Tomorrow’s company has to keep producing the next advantage — again and again.

In the execution economy, an organization’s value came from scale, repeatability and process, all built around a single advantageous idea.

Once you found product-market fit, the job was to extend it. Build the machine around it and keep it running. Maximize output.

In the regenerative economy, that structure is a cage. It holds us back.

Execution still matters, but AI makes it cheaper, faster and easier to replicate. The half-life of advantage gets shorter. 

Product-market fit is now something you have to keep earning.

In the last edition of this newsletter, I wrote that AI is becoming middleware for human imagination. I meant that. It is starting to sit between what a person can conceive and what a company can make real.

If regeneration is the engine, human imagination is its fuel. 

Companies must now put imagination at their center. It can no longer live at the margins.

Imagination is the primary economic driver of the regenerative era. 

That means imagination is no longer a creative function. It is economic infrastructure.

The regenerative economy requires new infrastructure: a continuous loop of sensing what’s changing, imagining what new value might look like, acting on it — with AI as the translation layer — learning from what happened, and scaling what works.

I call this the Regenerative Loop. I’ll go deeper on this in a future edition.

While AI compresses this loop, we as people still have to do the hardest parts.

We have to notice what matters.

We have to decide what is worth pursuing.

We have to bear the consequences of getting it wrong.

That is where tomorrow’s value sits.

I’d note that this shift is not just organizational. Every individual also faces the same structural question: What are you regenerating ahead of what AI can consume? I'll come back to this soon.

In early February, I watched as the markets directly reacted to the rise of the regenerative economy, even if they didn’t have that name for it yet.

The SaaS sector lost roughly $1 trillion in market value in seven trading days. 

Companies like Salesforce, ServiceNow, Adobe and HubSpot were down more than 30 percent from the year prior.

This “SaaS apocalypse” was evidence that AI is compressing software advantage. Product-market fit is losing its old durability. It has to be earned again and again.

Lutke of Shopify understood that years ago. 
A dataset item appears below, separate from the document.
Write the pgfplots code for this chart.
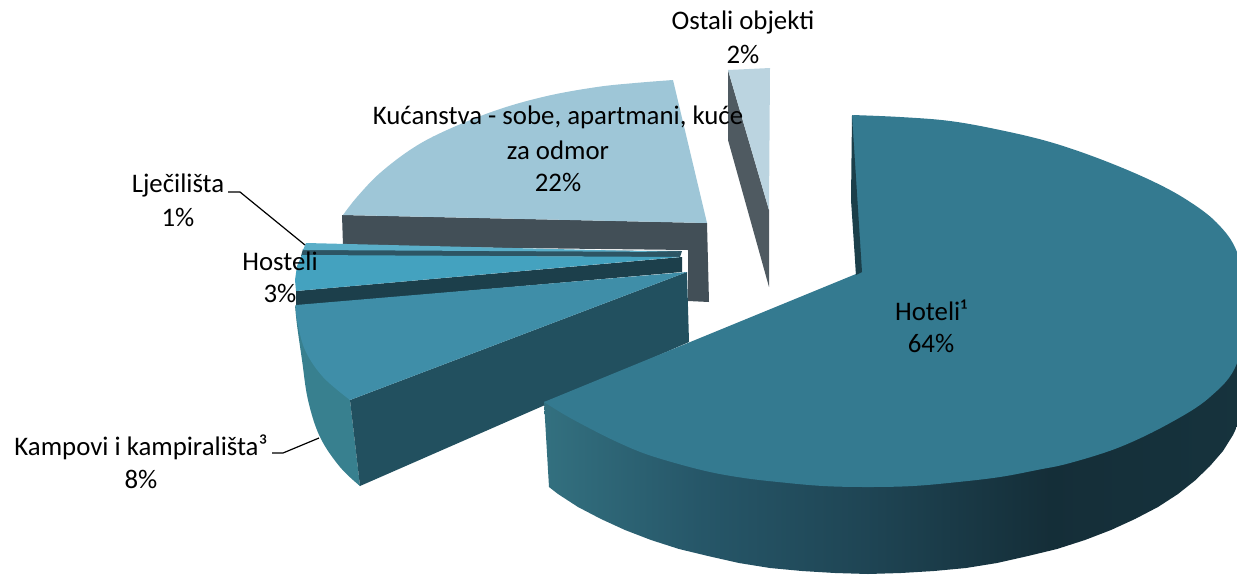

His AI memo made headlines, but it was really an extension of the same logic he laid out in 2021: keep improving, keep adapting, keep re-qualifying.

Yesterday

Yesterday, companies won by getting better at execution.

We built around efficiency, stable roles and known models of success.

People built careers by mastering a lane and performing inside a structure that changed slowly.

Tomorrow

Tomorrow, companies will win by regenerating faster than the market shifts beneath them.

They will need shorter feedback loops, looser boundaries, and more capacity to turn human imagination into real economic value.

People will still need a craft. But they will also need to keep evolving it.

Our advantage will not come from protecting the machine.

It will come from renewing what the machine makes possible.

The questions I'm putting to every leadership team I work with right now:

Where in your organization are you using AI to optimize an advantage that is quietly decaying underneath?

What is your organization getting faster at that will matter less by the time you've mastered it?

If product-market fit is no longer a destination but a practice, what does that demand of how you lead?

What are you protecting that is preventing regeneration?

That’s what I’m watching for Tomorrow.

– Nish

Nish Patel

Founder - Tomorrow With Nish

A gratitude P.S.

Every year on my birthday, I send a list of things I’m grateful for — one for each year. This year it’s 54.

AI makes it easier than ever to keep working. When the drudgery gets delegated, my creative flow is always available. I’m tempted to stay in it.

Which is why I've become protective of the pause.

Every afternoon, Tomen and I take a nap together. It's non-negotiable. Gloria joins when life allows.

This photo is from one of those moments.

Just the couch, the crew, and the reminder that the best thinking often happens when you’re not thinking.

Some things don't need to be optimized. Some things just need to be protected.